Can infinitely many primes lie over a prime?

Question

Let $R \subset S$ be an integral extension of domains and $\mathfrak p \subset R$ a prime ideal. Can it be the case that there are infinitely many distinct primes ${\cal P} \subset S$ such that ${\cal P} \cap R=\mathfrak p$?

Certainly this is impossible if $S$ is a Dedekind domain, because the primes lying over $\mathfrak p$ are the primes of $S$ occurring in the factorization of $\mathfrak p$ over $S$. I don't have much of an intuition for integral ring extensions that aren't number fields, so past this I'm not particularly sure.

Answer 1

I think the answer is yes.

Consider $\mathbb{Z} \subset S$, where $S$ is the ring of all the algebraic integers in $\mathbb{C}$. This is by definition integral, and for a fixed prime $p\in\mathbb Z$, one can find a sequence of Galois extensions $L_i/\mathbb{Q}$ such that $g_i(p) \to \infty$, where $g_i(p)$ is the number of primes of $L_i$ lying above $p$. (Using cyclotomic extensions suffice.) As each of these $g_i(p)$ primes can be further lifted up to distinct primes in $S$, this shows that there are infinitely many primes in $S$ lying above $p$.

Why cyclotomic extensions have arbitrarily large number of primes lying above a fixed $p$?

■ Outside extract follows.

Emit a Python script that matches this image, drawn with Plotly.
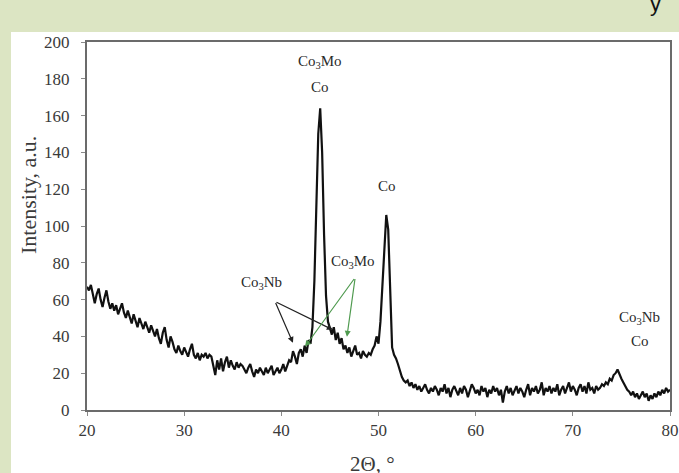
import numpy as np
import plotly.graph_objects as go

# 2-theta grid (0.2 deg step, 20..80)
two_theta = np.round(np.linspace(20, 80, 301), 2)

intensity = [
    67, 65, 68, 62, 58, 63, 66, 60, 56, 61,   # 20.0-21.8
    65, 59, 55, 58, 54, 57, 52, 55, 58, 53,   # 22.0-23.8
    50, 54, 51, 47, 52, 49, 45, 50, 47, 44,   # 24.0-25.8
    48, 45, 42, 46, 43, 40, 44, 39, 36, 42,   # 26.0-27.8
    45, 38, 34, 40, 37, 33, 31, 35, 32, 30,   # 28.0-29.8
    34, 31, 29, 33, 36, 30, 28, 31, 27, 30,   # 30.0-31.8
    29, 31, 28, 30, 29, 24, 19, 27, 22, 28,   # 32.0-33.8
    21, 26, 29, 23, 27, 24, 22, 26, 23, 25,   # 34.0-35.8
    24, 22, 20, 23, 25, 21, 18, 22, 20, 23,   # 36.0-37.8
    21, 19, 23, 20, 22, 24, 19, 21, 23, 20,   # 38.0-39.8
    22, 25, 21, 24, 27, 26, 32, 29, 25, 31,   # 40.0-41.8
    33, 29, 35, 31, 38, 36, 45, 70, 112, 150, # 42.0-43.8
    164, 140, 95, 62, 48, 44, 41, 45, 38, 42, # 44.0-45.8
    36, 39, 33, 35, 31, 34, 29, 32, 35, 30,   # 46.0-47.8
    31, 28, 32, 30, 29, 31, 30, 33, 35, 40,   # 48.0-49.8
    36, 48, 68, 92, 106, 98, 62, 34, 30, 28,  # 50.0-51.8
    25, 21, 18, 16, 15, 16, 13, 15, 12, 14,   # 52.0-53.8
    11, 13, 10, 12, 14, 11, 9, 12, 10, 13,    # 54.0-55.8
    11, 8, 12, 10, 14, 9, 12, 7, 11, 13,      # 56.0-57.8
    10, 8, 12, 9, 13, 11, 7, 10, 14, 12,      # 58.0-59.8
    9, 11, 8, 13, 10, 12, 7, 11, 9, 13,       # 60.0-61.8
    10, 12, 8, 11, 4, 10, 13, 9, 12, 8,       # 62.0-63.8
    11, 13, 9, 12, 10, 7, 11, 14, 8, 12,      # 64.0-65.8
    10, 13, 9, 11, 15, 8, 12, 10, 13, 9,      # 66.0-67.8
    12, 10, 14, 8, 11, 13, 9, 12, 15, 10,     # 68.0-69.8
    13, 11, 8, 12, 14, 10, 13, 9, 15, 11,     # 70.0-71.8
    12, 9, 13, 11, 12, 14, 13, 15, 14, 17,    # 72.0-73.8
    16, 19, 20, 22, 19, 17, 15, 13, 11, 10,   # 74.0-75.8
    8, 10, 7, 9, 6, 8, 10, 7, 9, 5,           # 76.0-77.8
    8, 6, 9, 7, 10, 8, 11, 9, 12, 10,         # 78.0-79.8
    11,                                       # 80.0
]

x_ticks = [20, 30, 40, 50, 60, 70, 80]
y_ticks = [0, 20, 40, 60, 80, 100, 120, 140, 160, 180, 200]

SERIF = "Liberation Serif, Times New Roman, serif"
GREEN = "#4f9a4f"
TXT = "#3a3a3a"

fig = go.Figure()
fig.add_trace(go.Scatter(
    x=two_theta, y=intensity, mode="lines",
    line=dict(color="#111111", width=2.2), showlegend=False, hoverinfo="skip",
))

W, H = 679, 473
L, R, T, B = 87, 9, 42, 63
pw, ph = W - L - R, H - T - B


def px(xp):
    return (xp - L) / pw


def py(yp):
    return (H - B - yp) / ph


shapes = [
    dict(type="rect", xref="paper", yref="paper",
         x0=px(11), x1=px(680), y0=py(32), y1=py(474),
         fillcolor="white", line=dict(width=0), layer="below"),
]

anns = []
lab_font = dict(family=SERIF, size=15, color="#2a2a2a")


def label(x, y, text):
    anns.append(dict(x=x, y=y, xref="x", yref="y", text=text, showarrow=False,
                     font=lab_font, xanchor="center", yanchor="middle"))


label(44.0, 189, "Co<sub>3</sub>Mo")
label(44.0, 175.5, "Co")
label(50.9, 122, "Co")
label(38.0, 69, "Co<sub>3</sub>Nb")
label(47.4, 80.5, "Co<sub>3</sub>Mo")
label(76.9, 50, "Co<sub>3</sub>Nb")
label(76.9, 37.5, "Co")


def arrow(x0, y0, x1, y1, color):
    anns.append(dict(x=x1, y=y1, ax=x0, ay=y0, xref="x", yref="y",
                     axref="x", ayref="y", text="", showarrow=True,
                     arrowhead=2, arrowsize=1, arrowwidth=1.2,
                     arrowcolor=color, standoff=0))


arrow(39.35, 59, 41.2, 36.5, "#222222")
arrow(39.35, 59, 45.3, 43.6, "#222222")
arrow(47.6, 72, 42.45, 34.5, GREEN)
arrow(47.6, 72, 46.75, 39.8, GREEN)

# axis titles placed as in the source (slightly off-centre)
anns.append(dict(x=px(28), y=py(195), xref="paper", yref="paper",
                 text="Intensity, a.u.", textangle=-90, showarrow=False,
                 font=dict(family=SERIF, size=22, color=TXT),
                 xanchor="center", yanchor="middle"))
anns.append(dict(x=px(372), y=py(464), xref="paper", yref="paper",
                 text="2Θ, °", showarrow=False,
                 font=dict(family=SERIF, size=21, color=TXT),
                 xanchor="center", yanchor="middle"))

# fragment of text cut off at top right of the source image
anns.append(dict(x=px(655), y=py(18), xref="paper", yref="paper", text="y",
                 showarrow=False, font=dict(family="Liberation Sans", size=22, color="#111111"),
                 xanchor="center", yanchor="bottom"))

fig.update_layout(
    width=W, height=H,
    margin=dict(l=L, r=R, t=T, b=B, pad=0, autoexpand=False),
    paper_bgcolor="#dce5c3",
    plot_bgcolor="white",
    shapes=shapes,
    annotations=anns,
    font=dict(family=SERIF, color=TXT),
    xaxis=dict(
        range=[20, 80], tickvals=x_ticks, ticktext=[str(v) for v in x_ticks],
        showgrid=False, zeroline=False, showline=True, mirror=True,
        linecolor="#6b6b6b", linewidth=2, ticks="outside", ticklen=4,
        tickcolor="#8a8a8a", tickfont=dict(family=SERIF, size=17, color=TXT),
    ),
    yaxis=dict(
        range=[0, 200], tickvals=y_ticks, ticktext=[str(v) for v in y_ticks],
        showgrid=False, zeroline=False, showline=True, mirror=True,
        linecolor="#6b6b6b", linewidth=2, ticks="outside", ticklen=4,
        tickcolor="#8a8a8a", tickfont=dict(family=SERIF, size=17, color=TXT),
        ticklabelstandoff=8,
    ),
)

fig.write_html(
    "out.html",
    config={"displayModeBar": False, "staticPlot": True},
    post_script="document.body.style.margin='0';document.body.style.overflow='hidden';",
)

Consider $L = \mathbb{Q}(\zeta_n)$. Take $n$ that is not divisible by $p$, then $e(p) = 1$ in this extension. $f(p)$ is the order of Frobenius, which in this case is the smallest positive integer $f$ such that $n \mid p^f - 1$, and $g(p) = \phi(n)/f$. So everything would work if $n$ is large and $f$ is small. So take any $f$, and let $n = p^f - 1$, then $\frac{\phi(p^f-1)}{f} \to \infty$ as $f \to \infty$.